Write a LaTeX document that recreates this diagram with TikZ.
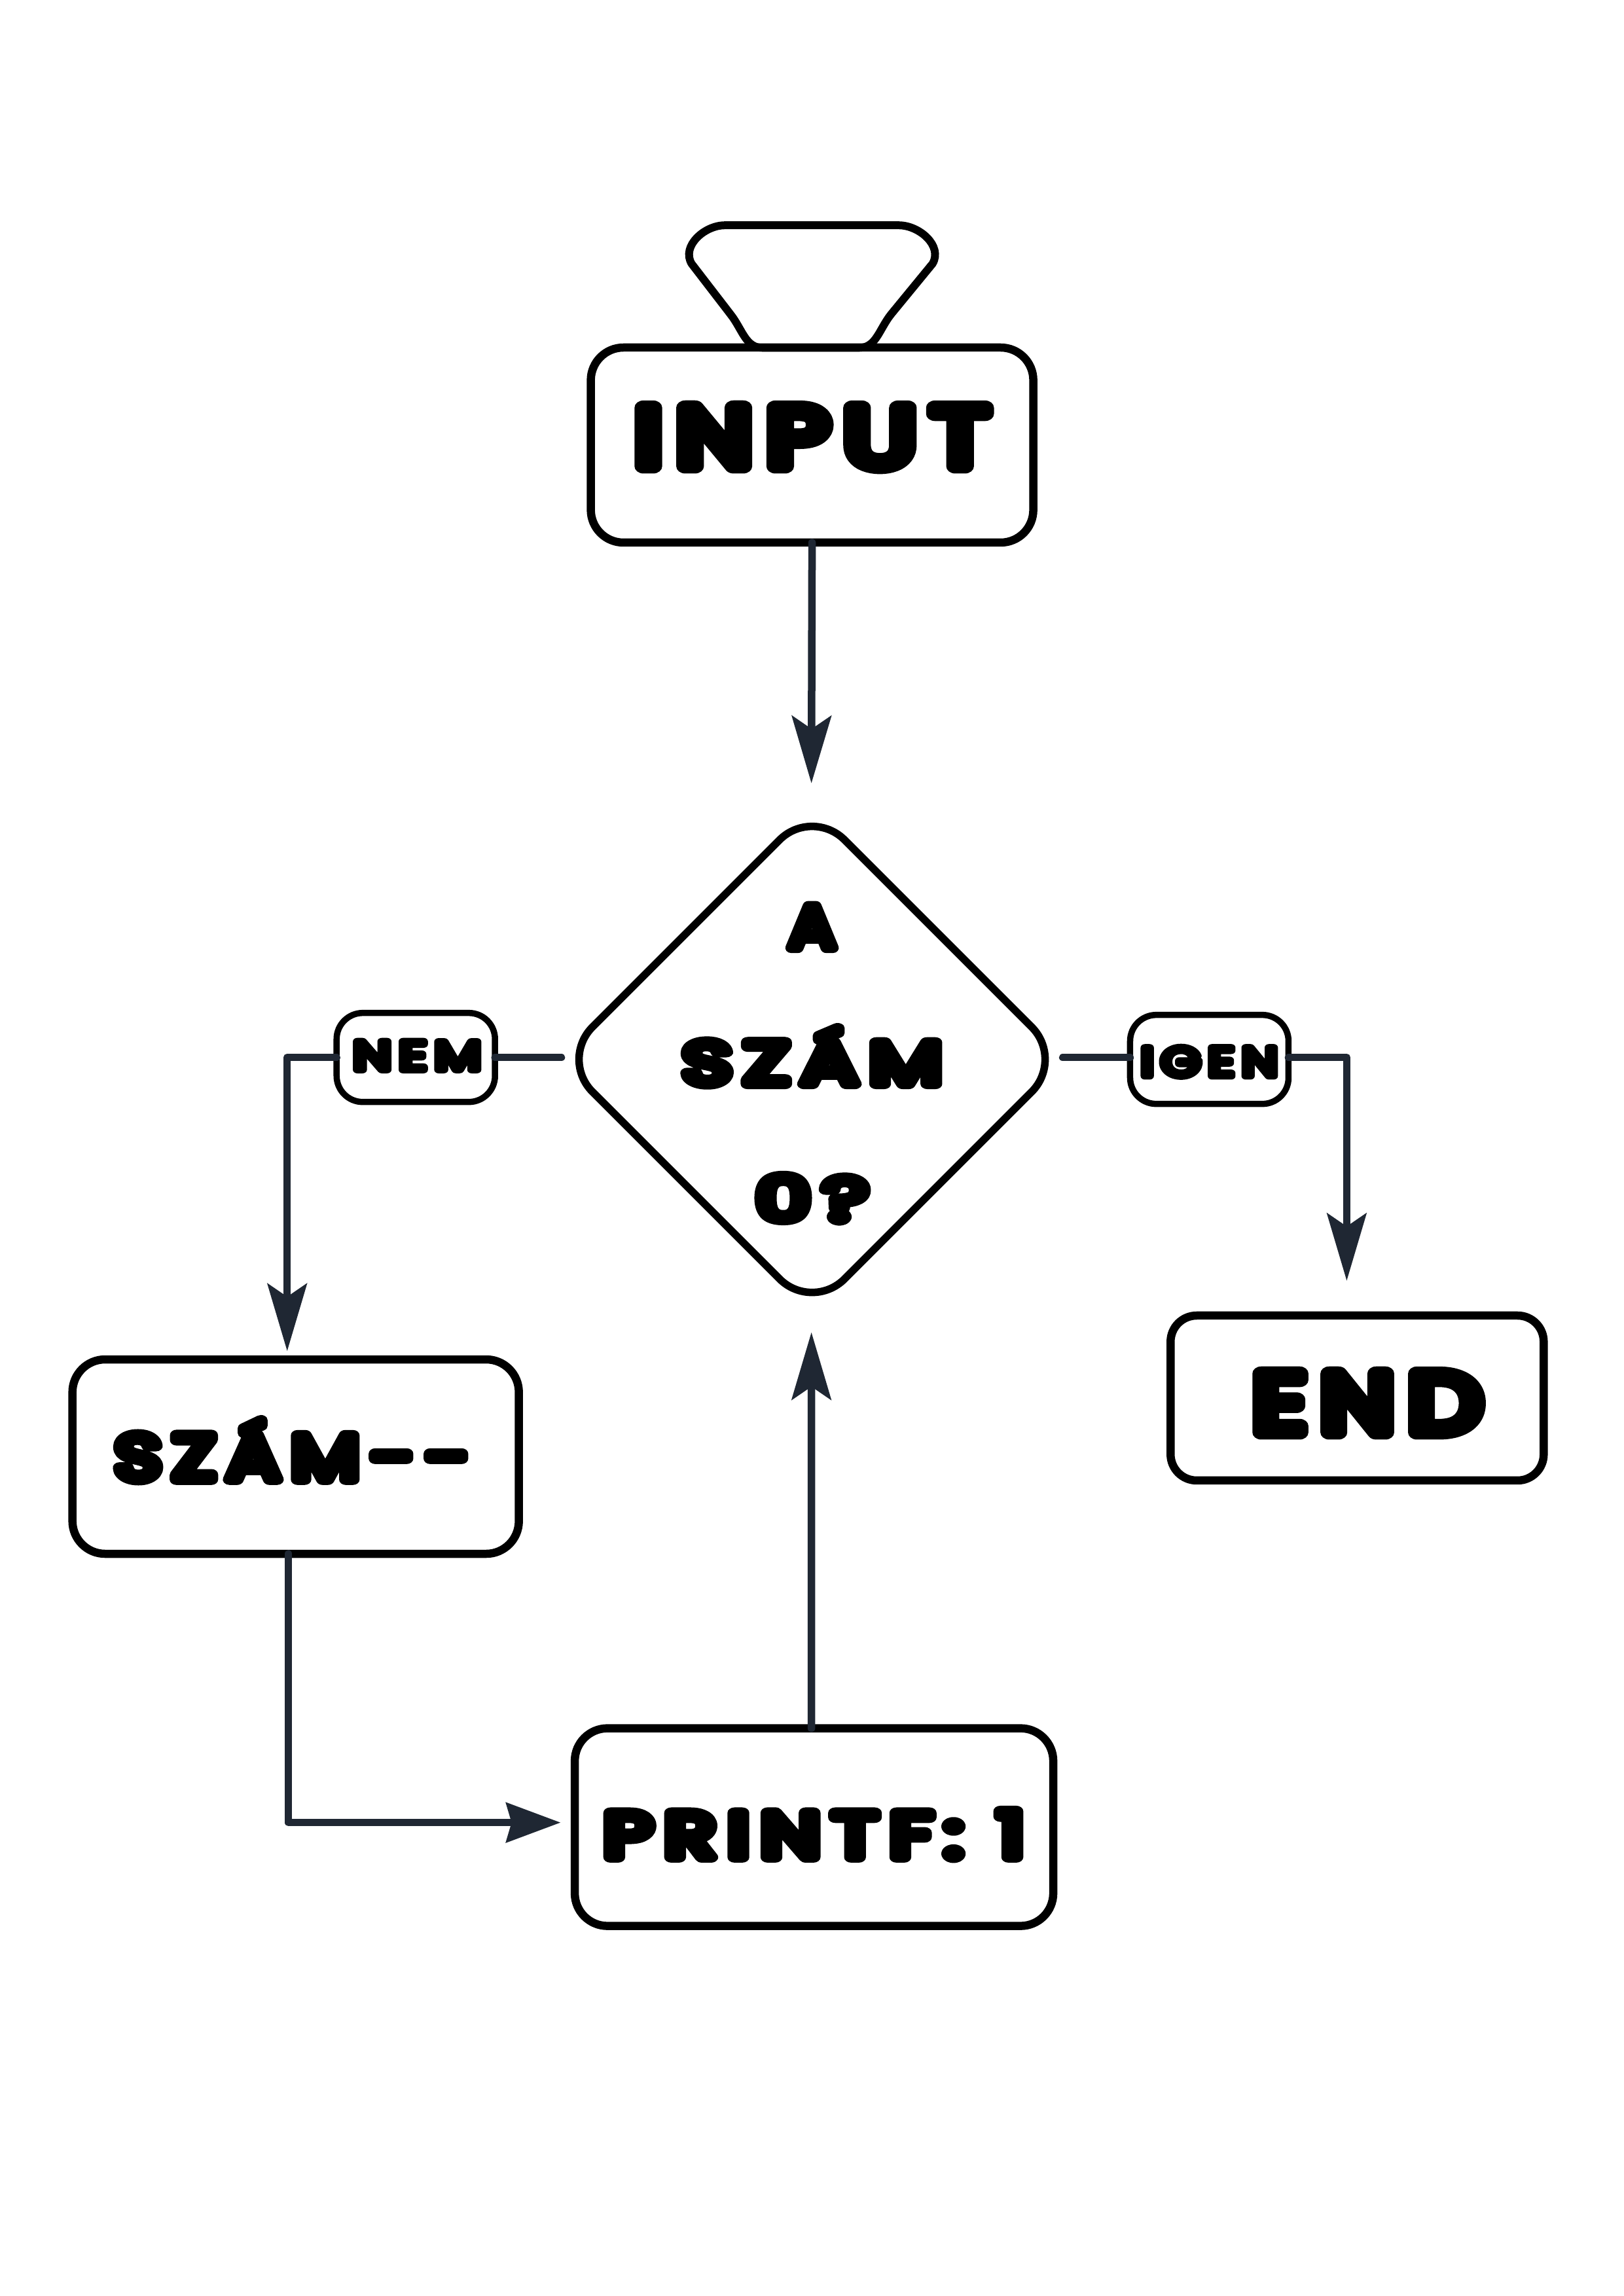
\documentclass[tikz,border=0pt]{standalone}
\usepackage{fontspec}
\usepackage{graphicx}
\usetikzlibrary{arrows.meta,shapes.geometric}
\newfontfamily\blob[FakeBold=17,LetterSpace=15]{Poppins}
\definecolor{linkc}{HTML}{1F2733}
% size(pt), xscale, dx, baseline raise, text
\newcommand\lab[5]{\makebox[0pt][c]{\hspace*{\dimexpr#3*2\relax}\raisebox{#4}[0pt][0pt]{\scalebox{#2}[1]{\special{pdf:code 1 j 1 J}\fontsize{#1}{#1}\selectfont\blob #5}}}}
\tikzset{
 boxn/.style={draw=black,line width=0.125cm,fill=white,rectangle,inner sep=0pt,outer sep=0pt,rounded corners=#1},
 boxn/.default=0.5cm,
 tag/.style={boxn=0.4cm,line width=0.095cm,minimum width=2.42cm,minimum height=1.36cm},
 diam/.style={draw=black,line width=0.115cm,fill=white,diamond,aspect=1,inner sep=0pt,outer sep=0pt,rounded corners=0.7cm,minimum width=7.7cm,minimum height=7.7cm},
 link/.style={draw=linkc,line width=0.115cm,line cap=round,line join=round},
 tipped/.style={link,-{Stealth[length=1.03cm,width=0.6cm,inset=0.2cm,fill=linkc]}},
 tippedh/.style={link,-{Stealth[length=0.83cm,width=0.6cm,inset=0.08cm,fill=linkc]}}
}
\begin{document}
\begin{tikzpicture}[x=0.009954cm,y=-0.009954cm]
\useasboundingbox (0,0) rectangle (24.8cm,-35.08cm);
\fill[white] (0,0) rectangle (24.8cm,-35.08cm);
\coordinate (dL) at (862,1624);
\coordinate (dR) at (1632,1624);
\coordinate (inDiaTop) at (1246,1203);
\coordinate (inDiaBot) at (1246,2046);
\coordinate (tipEnd) at (2068,1967);
\coordinate (tipDec) at (441,2075);
\coordinate (tipPrint) at (861,2799);
\node[boxn,minimum width=6.76cm,minimum height=2.98cm] (input) at (1247,683.5)
  {\lab{36.6}{1.255}{0cm}{-0.325cm}{INPUT}};
\node[boxn,minimum width=6.82cm,minimum height=2.97cm] (dec) at (454,2237)
  {\lab{27.7}{1.23}{-0.056cm}{-0.35cm}{SZÁM-{}-}};
\node[boxn,minimum width=7.31cm,minimum height=3.02cm] (print) at (1250,2806)
  {\lab{27.7}{1.31}{0cm}{-0.46cm}{PRINTF: 1}};
\node[boxn=0.4cm,minimum width=5.7cm,minimum height=2.52cm] (end) at (2084,2147)
  {\lab{36.6}{1.22}{0.157cm}{-0.525cm}{END}};
\node[diam] (dia) at (1247,1627)
  {\lab{26.2}{1.14}{0cm}{1.704cm}{A}\lab{26.2}{1.38}{0cm}{-0.376cm}{SZÁM}\lab{26.2}{1.42}{0cm}{-2.456cm}{0?}};
\draw[tipped] (input.south) -- (inDiaTop);
\draw[tipped] ([xshift=-0.04cm]print.north) -- (inDiaBot);
\draw[tippedh] ([xshift=-0.11cm]dec.south) |- (tipPrint);
\node[tag] (nem) at (638.5,1624)
  {\lab{17.8}{1.31}{0.02cm}{-0.19cm}{NEM}};
\node[tag] (igen) at (1857,1627)
  {\lab{17.8}{1.24}{0cm}{-0.255cm}{IGEN}};
\draw[link] (dL) -- (nem.east);
\draw[tipped] (nem.west) -| (tipDec);
\draw[link] (dR) -- (igen.west |- dR);
\draw[tipped] (igen.east |- dR) -| (tipEnd);
% funnel
\draw[draw=black,line width=0.12cm,line join=round]
 (1113,346) -- (1380,346)
 .. controls (1412,346) and (1448,378) .. (1432,405)
 -- (1368,483)
 .. controls (1350,506) and (1345,534) .. (1320,534)
 -- (1170,534)
 .. controls (1145,534) and (1140,506) .. (1122,483)
 -- (1062,405)
 .. controls (1046,378) and (1082,346) .. (1113,346) -- cycle;
\end{tikzpicture}
\end{document}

### Written task
Copy out every line of the material above exactly, skipping the pictures.

### Answer for this exercise
Write a LaTeX document that recreates this diagram with TikZ.
\documentclass[tikz,border=0pt]{standalone}
\usepackage{fontspec}
\usepackage{graphicx}
\usetikzlibrary{arrows.meta,shapes.geometric}
\newfontfamily\blob[FakeBold=17,LetterSpace=15]{Poppins}
\definecolor{linkc}{HTML}{1F2733}
% size(pt), xscale, dx, baseline raise, text
\newcommand\lab[5]{\makebox[0pt][c]{\hspace*{\dimexpr#3*2\relax}\raisebox{#4}[0pt][0pt]{\scalebox{#2}[1]{\special{pdf:code 1 j 1 J}\fontsize{#1}{#1}\selectfont\blob #5}}}}
\tikzset{
 boxn/.style={draw=black,line width=0.125cm,fill=white,rectangle,inner sep=0pt,outer sep=0pt,rounded corners=#1},
 boxn/.default=0.5cm,
 tag/.style={boxn=0.4cm,line width=0.095cm,minimum width=2.42cm,minimum height=1.36cm},
 diam/.style={draw=black,line width=0.115cm,fill=white,diamond,aspect=1,inner sep=0pt,outer sep=0pt,rounded corners=0.7cm,minimum width=7.7cm,minimum height=7.7cm},
 link/.style={draw=linkc,line width=0.115cm,line cap=round,line join=round},
 tipped/.style={link,-{Stealth[length=1.03cm,width=0.6cm,inset=0.2cm,fill=linkc]}},
 tippedh/.style={link,-{Stealth[length=0.83cm,width=0.6cm,inset=0.08cm,fill=linkc]}}
}
\begin{document}
\begin{tikzpicture}[x=0.009954cm,y=-0.009954cm]
\useasboundingbox (0,0) rectangle (24.8cm,-35.08cm);
\fill[white] (0,0) rectangle (24.8cm,-35.08cm);
\coordinate (dL) at (862,1624);
\coordinate (dR) at (1632,1624);
\coordinate (inDiaTop) at (1246,1203);
\coordinate (inDiaBot) at (1246,2046);
\coordinate (tipEnd) at (2068,1967);
\coordinate (tipDec) at (441,2075);
\coordinate (tipPrint) at (861,2799);
\node[boxn,minimum width=6.76cm,minimum height=2.98cm] (input) at (1247,683.5)
  {\lab{36.6}{1.255}{0cm}{-0.325cm}{INPUT}};
\node[boxn,minimum width=6.82cm,minimum height=2.97cm] (dec) at (454,2237)
  {\lab{27.7}{1.23}{-0.056cm}{-0.35cm}{SZÁM-{}-}};
\node[boxn,minimum width=7.31cm,minimum height=3.02cm] (print) at (1250,2806)
  {\lab{27.7}{1.31}{0cm}{-0.46cm}{PRINTF: 1}};
\node[boxn=0.4cm,minimum width=5.7cm,minimum height=2.52cm] (end) at (2084,2147)
  {\lab{36.6}{1.22}{0.157cm}{-0.525cm}{END}};
\node[diam] (dia) at (1247,1627)
  {\lab{26.2}{1.14}{0cm}{1.704cm}{A}\lab{26.2}{1.38}{0cm}{-0.376cm}{SZÁM}\lab{26.2}{1.42}{0cm}{-2.456cm}{0?}};
\draw[tipped] (input.south) -- (inDiaTop);
\draw[tipped] ([xshift=-0.04cm]print.north) -- (inDiaBot);
\draw[tippedh] ([xshift=-0.11cm]dec.south) |- (tipPrint);
\node[tag] (nem) at (638.5,1624)
  {\lab{17.8}{1.31}{0.02cm}{-0.19cm}{NEM}};
\node[tag] (igen) at (1857,1627)
  {\lab{17.8}{1.24}{0cm}{-0.255cm}{IGEN}};
\draw[link] (dL) -- (nem.east);
\draw[tipped] (nem.west) -| (tipDec);
\draw[link] (dR) -- (igen.west |- dR);
\draw[tipped] (igen.east |- dR) -| (tipEnd);
% funnel
\draw[draw=black,line width=0.12cm,line join=round]
 (1113,346) -- (1380,346)
 .. controls (1412,346) and (1448,378) .. (1432,405)
 -- (1368,483)
 .. controls (1350,506) and (1345,534) .. (1320,534)
 -- (1170,534)
 .. controls (1145,534) and (1140,506) .. (1122,483)
 -- (1062,405)
 .. controls (1046,378) and (1082,346) .. (1113,346) -- cycle;
\end{tikzpicture}
\end{document}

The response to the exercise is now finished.